Gender Balance in Genre Fiction

The fine fellows over at SFSignal have held another Mind Meld, where they ask writers and editors and other luminariesin the field (bright and dim) our considered opinion. This time the topic was “gender balance in genre writing: is it an issue and what to do about it if it is.”

Here is the link.

The spread of opinion was, as always on divisive issues, wide.

My own advice for a solution for the inequality between the sexes, if that indeed is a problem caused by human malice, and if that is indeed a problem worth fretting over, was to cultivate a philosophical attitude, patience and forbearance, or else to write under a pen name. I doubt this will be the most popular response. In an age when thin-skinned whining is regarded as a moral good, stoicism is regarded as unethical.

I note with interest the assumptions made in certain responses that are not addressed. Some respondents simply assumed (or, to be precise, did not take the time and trouble to write down whatever their justification might be) that fulfilling a quota of male to female writers was in and of itself desirable, independent of the quality of stories written, and independent of the number of writers of either sex who happened to be in the available talent pool. Some of the answerers just seemed to assume, as a matter of crusade, that it was harmful to have fewer women writers in some anthologies or publication lists , no matter what.

I don’t get it. I just don’t get quota thinking.

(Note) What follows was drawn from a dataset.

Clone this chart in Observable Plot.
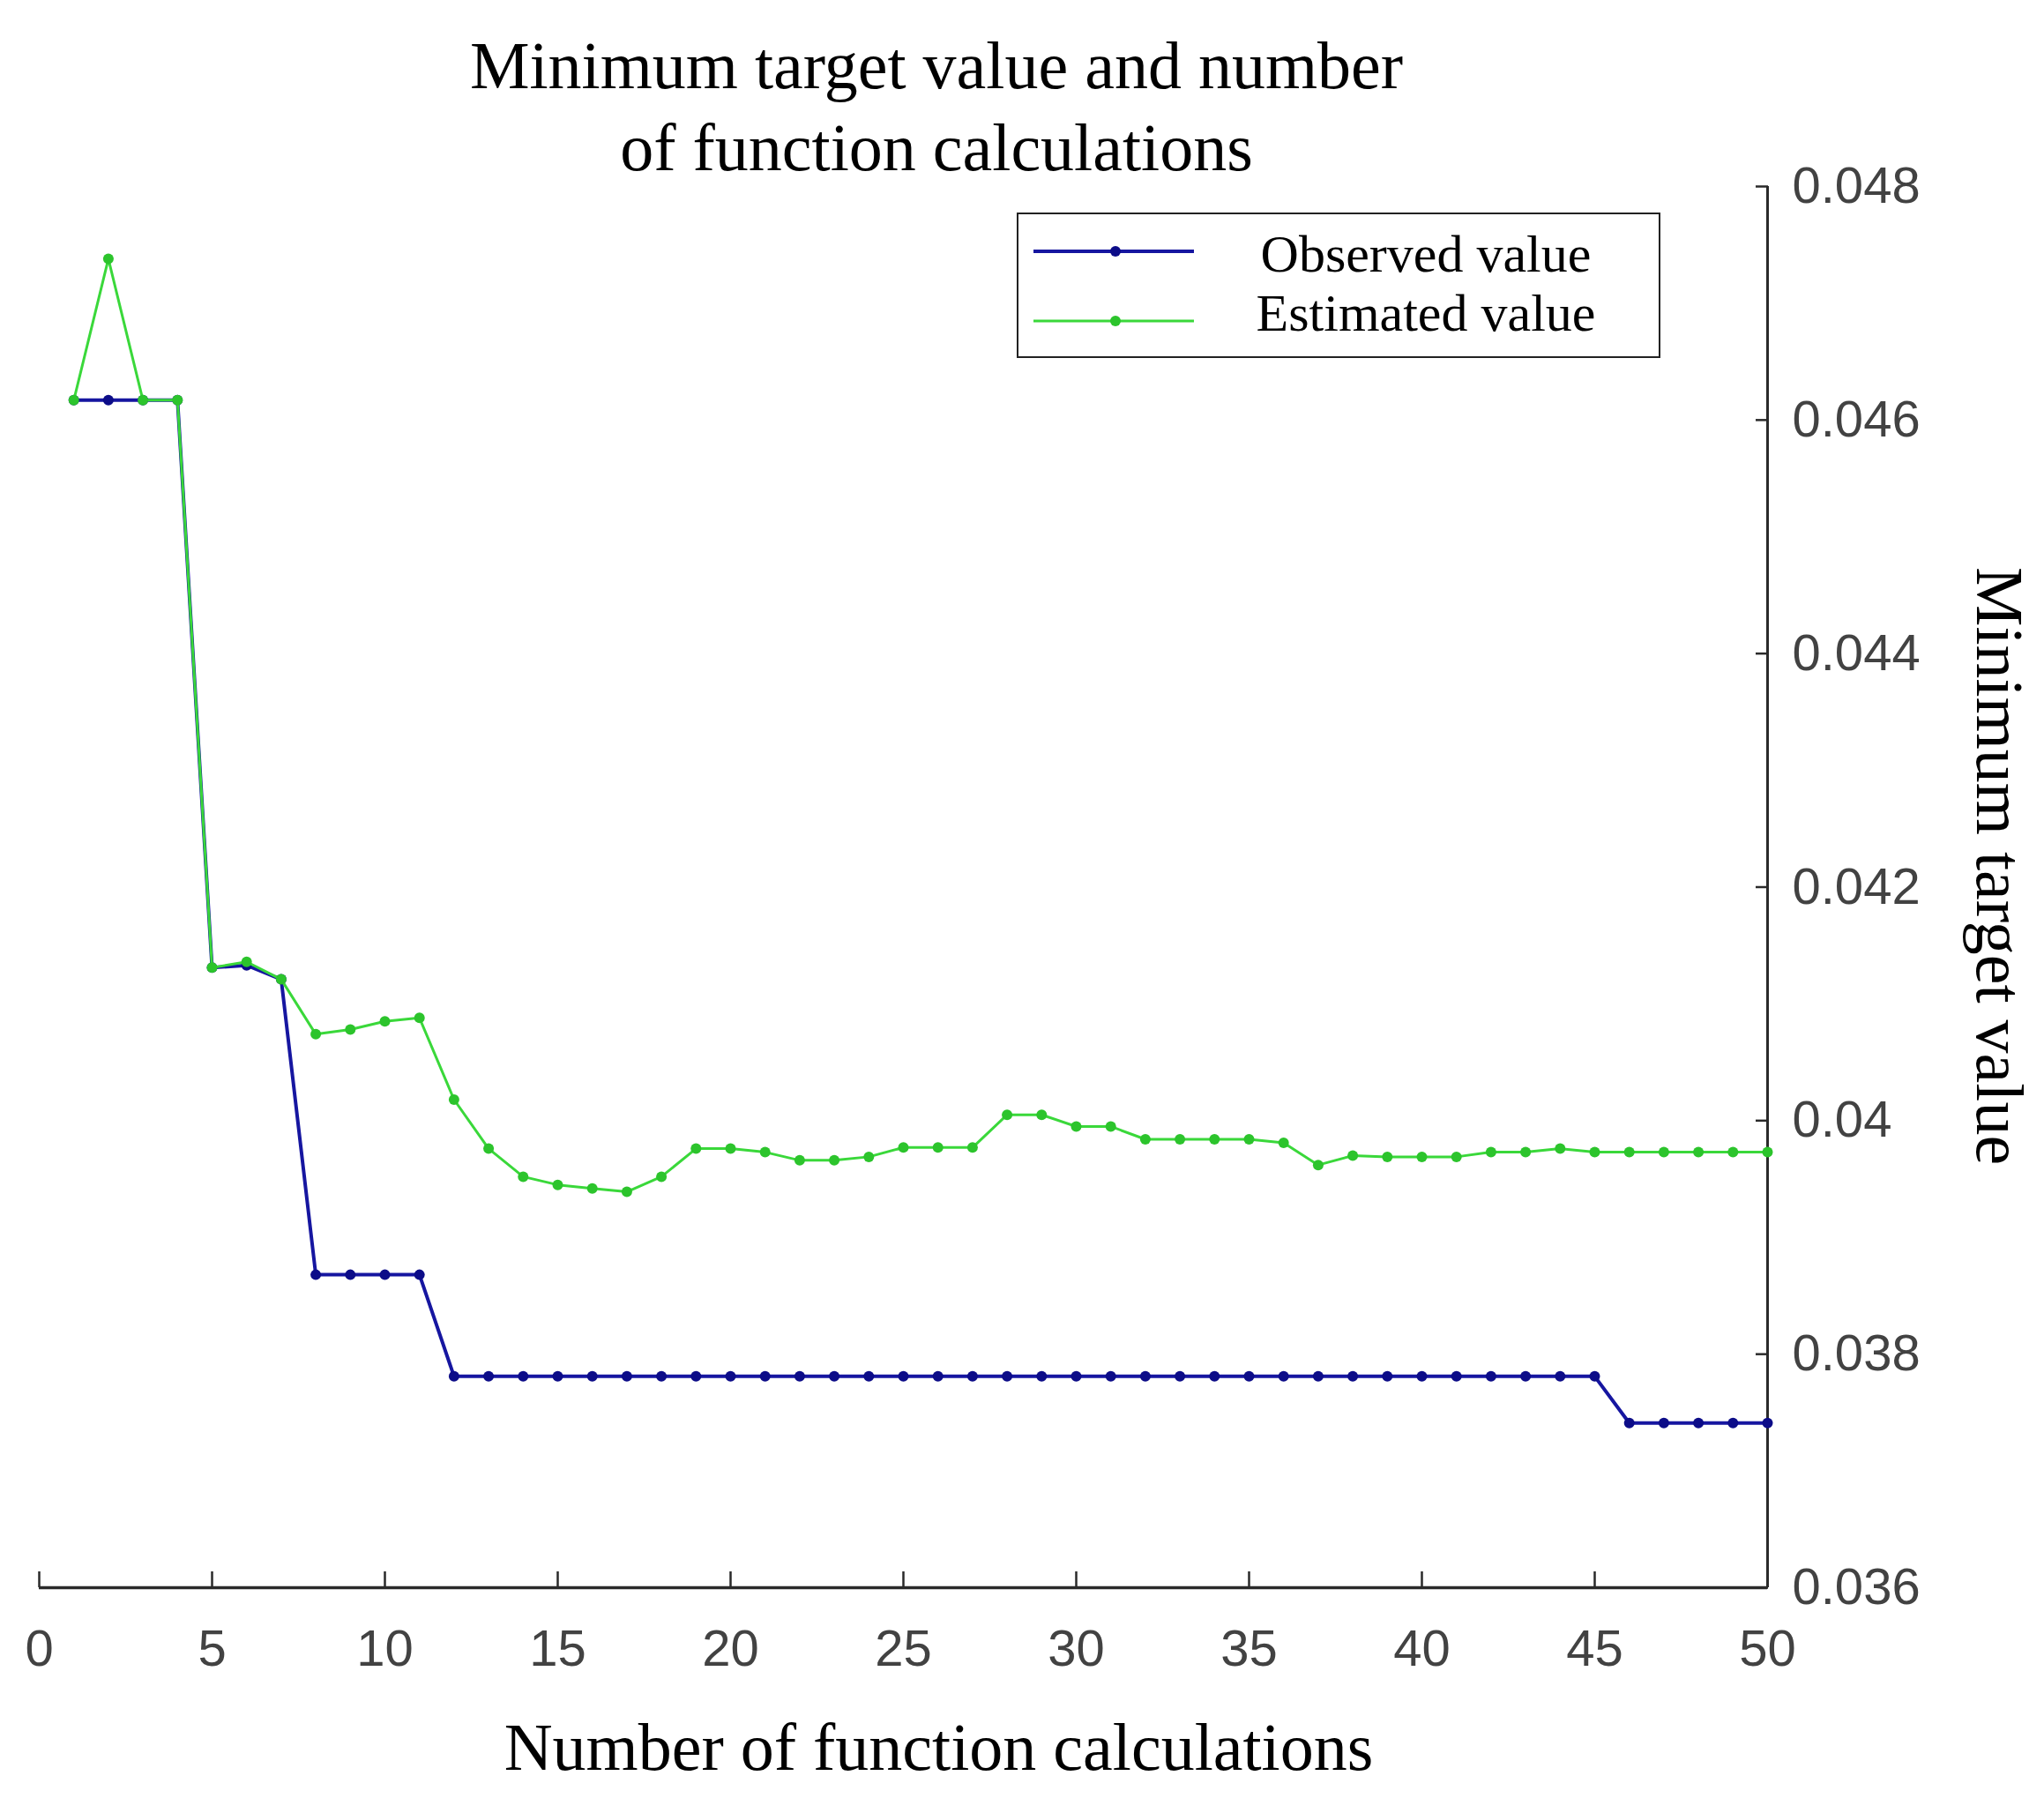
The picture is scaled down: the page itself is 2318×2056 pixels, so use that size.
<!DOCTYPE html>
<html>
<head>
<meta charset="utf-8">
<script src="https://cdn.jsdelivr.net/npm/d3@7"></script>
<script src="https://cdn.jsdelivr.net/npm/@observablehq/plot@0.6"></script>
<style>
  html, body { margin: 0; padding: 0; background: #fff; }
  #wrap { position: relative; width: 2318px; height: 2056px; overflow: hidden; }
  #title {
    position: absolute; left: 0; top: 28px; width: 2124px; text-align: center;
    font-family: "Liberation Serif", "Times New Roman", serif; font-size: 76px; line-height: 93px; color: #000;
  }
  #legend {
    position: absolute; left: 1153px; top: 241px; width: 726px; height: 161px;
    border: 2.5px solid #222; background: #fff; box-sizing: content-box;
  }
  .lrow-text {
    position: absolute; left: 262px; width: 400px; text-align: center;
    font-family: "Liberation Serif", "Times New Roman", serif; font-size: 60px; line-height: 60px; color: #000;
    white-space: nowrap;
  }
  .lrow-swatch { position: absolute; left: 17px; width: 182px; height: 20px; }
  #chart { position: absolute; left: 0; top: 0; }
</style>
</head>
<body>
<div id="wrap">
  <div id="chart"></div>
  <div id="title"></div>
  <div id="legend"></div>
</div>
<script>
// ---- data ----
const titleLines = ["Minimum target value and number", "of function calculations"];
const xLabel = "Number of function calculations";
const yLabel = "Minimum target value";
const seriesNames = ["Observed value", "Estimated value"];
const seriesColors = ["#1616a0", "#3ad83a"];
const markerColors = ["#0c0c88", "#2cc42c"];

const calls = [1,2,3,4,5,6,7,8,9,10,11,12,13,14,15,16,17,18,19,20,21,22,23,24,25,
               26,27,28,29,30,31,32,33,34,35,36,37,38,39,40,41,42,43,44,45,46,47,48,49,50];

const observed = [0.04617,0.04617,0.04617,0.04617,0.04131,0.04133,0.04121,0.03868,0.03868,0.03868,
                  0.03868,0.03781,0.03781,0.03781,0.03781,0.03781,0.03781,0.03781,0.03781,0.03781,
                  0.03781,0.03781,0.03781,0.03781,0.03781,0.03781,0.03781,0.03781,0.03781,0.03781,
                  0.03781,0.03781,0.03781,0.03781,0.03781,0.03781,0.03781,0.03781,0.03781,0.03781,
                  0.03781,0.03781,0.03781,0.03781,0.03781,0.03741,0.03741,0.03741,0.03741,0.03741];

const estimated = [0.04617,0.04738,0.04617,0.04617,0.04131,0.04136,0.04121,0.04074,0.04078,0.04085,
                   0.04088,0.04018,0.03976,0.03952,0.03945,0.03942,0.03939,0.03952,0.03976,0.03976,
                   0.03973,0.03966,0.03966,0.03969,0.03977,0.03977,0.03977,0.04005,0.04005,0.03995,
                   0.03995,0.03984,0.03984,0.03984,0.03984,0.03981,0.03962,0.03970,0.03969,0.03969,
                   0.03969,0.03973,0.03973,0.03976,0.03973,0.03973,0.03973,0.03973,0.03973,0.03973];

const xDomain = [0, 50];
const yDomain = [0.036, 0.048];
const xTicks = [0,5,10,15,20,25,30,35,40,45,50];
const xTickLabels = ["0","5","10","15","20","25","30","35","40","45","50"];
const yTicks = [0.036,0.038,0.040,0.042,0.044,0.046,0.048];
const yTickLabels = ["0.036","0.038","0.04","0.042","0.044","0.046","0.048"];

// ---- tables ----
const obsRows = calls.map((c, i) => ({calls: c, value: observed[i]}));
const estRows = calls.map((c, i) => ({calls: c, value: estimated[i]}));

const serif = "'Liberation Serif', 'Times New Roman', serif";
const sans = "'Liberation Sans', Arial, Helvetica, sans-serif";

const chart = Plot.plot({
  width: 2318,
  height: 2056,
  marginLeft: 44,
  marginRight: 314,
  marginTop: 211,
  marginBottom: 256,
  style: {background: "transparent", overflow: "visible"},
  x: {domain: xDomain, label: null},
  y: {domain: yDomain, label: null},
  marks: [
    Plot.ruleY([yDomain[0]], {stroke: "#2a2a2a", strokeWidth: 3.5}),
    Plot.ruleX([xDomain[1]], {stroke: "#2a2a2a", strokeWidth: 3}),
    Plot.axisX({
      ticks: xTicks, tickFormat: (d, i) => xTickLabels[i], tickSize: -18, tickPadding: 65,
      stroke: "#2a2a2a", strokeWidth: 2.5, fill: "#424242", color: "#424242",
      fontSize: 58, fontFamily: sans, label: null
    }),
    Plot.axisY({
      anchor: "right", ticks: yTicks, tickFormat: (d, i) => yTickLabels[i], tickSize: -14, tickPadding: 42,
      stroke: "#2a2a2a", strokeWidth: 2.5, fill: "#424242", color: "#424242",
      fontSize: 58, fontFamily: sans, label: null
    }),
    Plot.line(obsRows, {x: "calls", y: "value", stroke: seriesColors[0], strokeWidth: 4}),
    Plot.dot(obsRows, {x: "calls", y: "value", r: 6, fill: markerColors[0], stroke: null}),
    Plot.line(estRows, {x: "calls", y: "value", stroke: seriesColors[1], strokeWidth: 3}),
    Plot.dot(estRows, {x: "calls", y: "value", r: 6, fill: markerColors[1], stroke: null}),
    Plot.text([xLabel], {frameAnchor: "bottom", dx: 40, dy: 206, fontSize: 76, fontFamily: serif, fill: "#000"}),
    Plot.text([yLabel], {frameAnchor: "right", textAnchor: "middle", dx: 262, dy: -24, rotate: 90, fontSize: 76, fontFamily: serif, fill: "#000"})
  ]
});
document.getElementById("chart").appendChild(chart);

// ---- title ----
const t = document.getElementById("title");
titleLines.forEach(line => {
  const d = document.createElement("div");
  d.textContent = line;
  t.appendChild(d);
});

// ---- legend ----
const lg = document.getElementById("legend");
const rowTops = [42, 121];
const textTops = [15, 82];
seriesNames.forEach((name, i) => {
  const sw = document.createElementNS("http://www.w3.org/2000/svg", "svg");
  sw.setAttribute("class", "lrow-swatch");
  sw.setAttribute("width", 182);
  sw.setAttribute("height", 20);
  sw.style.top = (rowTops[i] - 10) + "px";
  const ln = document.createElementNS("http://www.w3.org/2000/svg", "line");
  ln.setAttribute("x1", 0); ln.setAttribute("x2", 182);
  ln.setAttribute("y1", 10); ln.setAttribute("y2", 10);
  ln.setAttribute("stroke", seriesColors[i]);
  ln.setAttribute("stroke-width", i === 0 ? 4 : 3);
  sw.appendChild(ln);
  const c = document.createElementNS("http://www.w3.org/2000/svg", "circle");
  c.setAttribute("cx", 93); c.setAttribute("cy", 10); c.setAttribute("r", 6);
  c.setAttribute("fill", markerColors[i]);
  sw.appendChild(c);
  lg.appendChild(sw);
  const tx = document.createElement("div");
  tx.className = "lrow-text";
  tx.style.top = textTops[i] + "px";
  tx.textContent = name;
  lg.appendChild(tx);
});
</script>
</body>
</html>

How is LEFT HAND OF DARKNESS a better book or a worse one if Ursula K. LeGuin is shelved next to Keith Laumer ( a male writer) as opposed to, say, Tanith Lee (a female writer)?  If there are more Laumer books published in 1969, and more Lee books published in 1996, what change, if any does this really have on the adventures of Genly Ai and Estravan on planet Winter?

The best comment came, as one might expect, from the sparkling Kristine Kathryn Rusch:

When I became the first female editor of F&SF, I received a LOT of hate mail immediately-because of my gender [sic]. One letter said I could not edit because I lacked a penis. I kid you not. I later asked Gardner Dozois about this letter-if there was an editing trick I had somehow missed-and he graphically explained to me how the penis could be helpful in editing, but of course, he was joking. The writer of the letter was not.

 

I also should like to discover the name and lady of the fellow who wrote this letter to Mrs. Rusch. I should like to drub him for addressing a lady in such a varlet’s fashion.

You see, being a masculinist (I am the male version of a feminist, and so we must coin a dumb name for it) I firmly believe the sexes are different and merit being treated differently; but the cost of joining so unpopular a stance is that, once you say that men should act manly, you are obligated to act like a Man.

I do not mean a Turkish or Arabic or Chinese ideal of manhood, mind you, nor do I mean a pagan ideal. I am talking about chivalry. I mean a man acts like a gentleman, or better yet like a prince, and should never print such an unprintable letter to a lady. If you are not willing, gentlemen, to treat the distaff sex better, then you have no business being a chauvinist for masculinity: far better for you to be a sexless egalitarian than to be a punk.

Note the paradox. If male chauvinists like me really want to be male chauvinists, we have to be male chivilrists as well, in which case we cannot treat womanhood with other than courtesy and fearful reverence. The creature who wrote Mrs. Rausch might have a penis, but he is not what I would call a man.

Now, there are those of you who might say that merely by calling Mrs. Rausch “Missus.” instead of “Miz”, I overstep the bounds of chivalry. I cannot answer you, for my scorn is too great: we are done with allowing a sense of courtesy to be perverted into a sense of political correctness. (We know courtesy has nothing to do with the Progressives, and the Progressives have nothing to do with courtesy.)